3. The acoustic garbage classification method using the 1D-CNN according to claim 1, wherein in step (B), the preprocessing comprises: intercepting each of the sound signals for an effective duration of 120 ms, the effective duration of 120 ms starts from a peak of each of the sound signals and ends at 120 ms backward.

4. The acoustic garbage classification method using the 1D-CNN according to claim 1, wherein in step (C), the 1D-CNN model comprises an input layer, a convolutional layer, a pooling layer, a fully connected layer and an output layer; during a training of the 1D-CNN model, the input layer is used to input preprocessed sound signals labeled with a garbage type; the convolutional layer performs a convolution operation and a feature extraction on output data of the input layer; a rectified linear unit (ReLU) activation function is used to enhance a nonlinear performance of the 1D-CNN model; a max pooling layer performs a feature dimensionality reduction, a network parameter reduction and an overfitting; and the fully connected layer and the output layer respectively perform the garbage classification and output the classification result.

Description

BRIEF DESCRIPTION OF THE DRAWINGS

[0021] FIG. 1 is a flowchart of a method of the present disclosure;

[0022] FIG. 2 is a schematic view of a CNN model for acoustic garbage classification; and

[0023] FIG. 3 is a schematic view of a 1D-CNN according to the present disclosure.

DETAILED DESCRIPTION OF THE EMBODIMENTS

[0024] The present disclosure will be further described below with reference to the drawings and embodiments. The implementations of the present disclosure include but are not limited to the following embodiments.

[0025] The specific embodiments and implementations of the present disclosure are as follows.

[0026] In a specific implementation, a 1D-CNN model uses TensorFlow 1.9 as a DL framework. All algorithms are written in python 3.6. All programs are executed on a laptop with a GTX1050Ti graphics card, an 8.sup.th-generation Intel Core i5 processor and a 512 GB solid state drive (SSD).

[0027] As shown in FIG. 2, based on a sound acquisition device, various types of garbage materials are prepared. Garbage sound data is acquired, labeled and preprocessed. A simple and efficient network structure is designed to analyze the sound data. The network includes a large number of parameters, and an orthogonal experiment method is used to search for the optimal parameter combination.

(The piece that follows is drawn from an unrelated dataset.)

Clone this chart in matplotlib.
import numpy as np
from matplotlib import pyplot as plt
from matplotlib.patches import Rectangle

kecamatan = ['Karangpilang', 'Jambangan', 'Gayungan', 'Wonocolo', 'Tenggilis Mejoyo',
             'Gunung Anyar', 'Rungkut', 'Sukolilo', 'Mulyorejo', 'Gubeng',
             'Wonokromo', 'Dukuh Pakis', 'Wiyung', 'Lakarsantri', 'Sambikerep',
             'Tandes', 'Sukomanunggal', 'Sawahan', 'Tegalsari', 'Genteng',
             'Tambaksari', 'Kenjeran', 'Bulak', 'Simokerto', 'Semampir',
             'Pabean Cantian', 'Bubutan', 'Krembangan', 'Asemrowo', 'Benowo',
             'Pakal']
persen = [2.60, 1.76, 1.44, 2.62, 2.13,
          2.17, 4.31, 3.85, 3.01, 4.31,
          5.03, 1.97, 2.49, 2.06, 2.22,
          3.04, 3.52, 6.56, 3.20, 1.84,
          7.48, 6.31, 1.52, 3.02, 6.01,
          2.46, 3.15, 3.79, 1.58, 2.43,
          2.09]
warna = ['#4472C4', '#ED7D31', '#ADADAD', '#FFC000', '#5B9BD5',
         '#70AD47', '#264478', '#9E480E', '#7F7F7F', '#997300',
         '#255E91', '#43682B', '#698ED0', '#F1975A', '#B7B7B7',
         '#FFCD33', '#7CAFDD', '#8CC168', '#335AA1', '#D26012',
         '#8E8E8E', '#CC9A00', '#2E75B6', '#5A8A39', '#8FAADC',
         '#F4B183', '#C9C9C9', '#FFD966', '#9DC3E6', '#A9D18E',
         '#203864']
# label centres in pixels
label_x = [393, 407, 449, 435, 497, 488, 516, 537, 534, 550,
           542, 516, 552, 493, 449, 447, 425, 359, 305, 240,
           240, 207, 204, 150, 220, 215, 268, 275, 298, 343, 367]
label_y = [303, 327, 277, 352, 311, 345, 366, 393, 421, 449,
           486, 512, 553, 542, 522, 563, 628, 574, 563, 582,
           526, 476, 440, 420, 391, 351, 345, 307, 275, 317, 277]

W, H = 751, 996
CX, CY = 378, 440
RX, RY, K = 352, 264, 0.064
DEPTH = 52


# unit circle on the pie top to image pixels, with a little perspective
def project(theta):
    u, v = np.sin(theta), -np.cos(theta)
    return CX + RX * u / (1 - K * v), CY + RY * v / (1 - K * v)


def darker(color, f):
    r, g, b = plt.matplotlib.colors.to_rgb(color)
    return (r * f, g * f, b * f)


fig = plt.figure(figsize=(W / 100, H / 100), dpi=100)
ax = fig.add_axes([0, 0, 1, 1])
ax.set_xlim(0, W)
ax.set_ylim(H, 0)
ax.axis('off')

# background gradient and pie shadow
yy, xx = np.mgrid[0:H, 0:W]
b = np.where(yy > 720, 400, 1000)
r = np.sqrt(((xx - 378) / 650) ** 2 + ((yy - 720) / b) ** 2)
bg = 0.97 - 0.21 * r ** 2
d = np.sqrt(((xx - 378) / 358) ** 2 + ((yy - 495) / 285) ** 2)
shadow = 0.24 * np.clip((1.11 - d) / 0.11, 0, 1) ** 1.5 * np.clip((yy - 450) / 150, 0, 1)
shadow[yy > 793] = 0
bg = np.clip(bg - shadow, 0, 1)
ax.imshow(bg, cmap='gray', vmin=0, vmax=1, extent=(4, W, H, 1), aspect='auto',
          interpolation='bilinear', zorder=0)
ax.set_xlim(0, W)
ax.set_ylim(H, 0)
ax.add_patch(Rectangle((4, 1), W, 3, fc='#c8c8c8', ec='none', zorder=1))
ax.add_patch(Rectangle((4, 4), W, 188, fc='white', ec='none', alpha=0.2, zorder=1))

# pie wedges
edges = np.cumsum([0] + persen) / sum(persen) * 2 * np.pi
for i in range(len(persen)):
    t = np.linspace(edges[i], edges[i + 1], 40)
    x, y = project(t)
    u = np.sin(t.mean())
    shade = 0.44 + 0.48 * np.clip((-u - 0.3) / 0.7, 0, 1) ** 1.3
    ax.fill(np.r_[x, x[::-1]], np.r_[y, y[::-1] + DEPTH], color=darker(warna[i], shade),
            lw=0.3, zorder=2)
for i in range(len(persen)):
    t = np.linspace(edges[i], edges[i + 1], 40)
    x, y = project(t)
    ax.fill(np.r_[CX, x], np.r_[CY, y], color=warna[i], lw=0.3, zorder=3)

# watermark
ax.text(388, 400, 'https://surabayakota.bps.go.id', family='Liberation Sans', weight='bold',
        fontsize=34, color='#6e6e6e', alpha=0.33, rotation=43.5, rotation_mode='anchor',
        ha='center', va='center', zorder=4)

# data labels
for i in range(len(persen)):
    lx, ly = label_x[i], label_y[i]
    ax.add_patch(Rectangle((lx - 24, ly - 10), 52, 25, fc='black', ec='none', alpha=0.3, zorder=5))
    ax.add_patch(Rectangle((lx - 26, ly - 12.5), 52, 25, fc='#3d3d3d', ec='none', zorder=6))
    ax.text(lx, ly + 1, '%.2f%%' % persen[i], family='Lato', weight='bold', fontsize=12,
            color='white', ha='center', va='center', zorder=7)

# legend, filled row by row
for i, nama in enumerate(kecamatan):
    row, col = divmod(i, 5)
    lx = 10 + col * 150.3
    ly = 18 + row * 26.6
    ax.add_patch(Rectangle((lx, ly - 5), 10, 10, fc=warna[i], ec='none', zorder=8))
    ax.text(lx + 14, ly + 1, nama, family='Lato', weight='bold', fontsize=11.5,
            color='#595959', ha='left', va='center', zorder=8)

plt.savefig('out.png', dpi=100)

Orthogonal experiments are respectively implemented based on the following parameters: network depth: 1, 2, 3, 4 and 5; kernel size: 3, 5, 7, 9 and 11; and learning rate: 1e-5, 5e-5, 1e-4, 5e-4 and 1e-3. According to an orthogonal design table of six factors and five levels, 25 experiments are carried out, and the optimal parameter combination is finally obtained: network depth: 5; kernel size: 9; and learning rate: 5e-4.

[0028] As shown in FIG. 3, in an embodiment, the 1D-CNN model includes an input layer, five convolutional layers, five pooling layers, a fully connected layer and an output layer. 1D sound signals are input to the input layer of the 1D-CNN. A convolution operation is performed between the input signals and a corresponding convolution kernel to generate an input feature map. The input feature map is transmitted through an activation function to generate an output feature map of the convolutional layers. The pooling layers are usually used after the convolutional layers, which reduce the computational cost by reducing the dimensionality of the features extracted from the convolutional layers, and provide basic translation invariance to the features.

[0029] In the embodiment, the 1D-CNN model is specifically designed as follows. The convolutional layers 1 to 5 are defined by the following parameters: number of convolution kernels: 8, 16, 24, 32 and 40; kernel size: 9×9; stride: 1; border padding: SAME: and activation function: ReLU function. The max pooling layers 1 to 5 are defined by the following parameters: number of convolution kernels: 8, 16, 24, 32 and 40; kernel size: 9×9: and stride: 2. Finally, the fully connected layer and the output layer are defined. A softmax function is used for classification, and a type label 0-n is output.

[0030] The model is trained and evaluated. The training process is mainly divided into two stages: forward propagation and backpropagation. Forward propagation is a calculation process of building the model and establishing a mapping relationship between input and output. Backpropagation is to use gradient descent to train model parameters to minimize a loss function. After a final model is obtained, the classification effect of the model is evaluated through a test set in a sound database.

[0031] (D) A sound signal of garbage to be classified is acquired, and the sound signal is into the trained 1D-CNN for garbage classification to obtain a classification result.

[0032] The above described are merely preferred implementations of the present disclosure, and the present disclosure is not limited thereto. All technical solutions that achieve the objective of the present disclosure by substantially the same means fall within the protection scope of the present disclosure.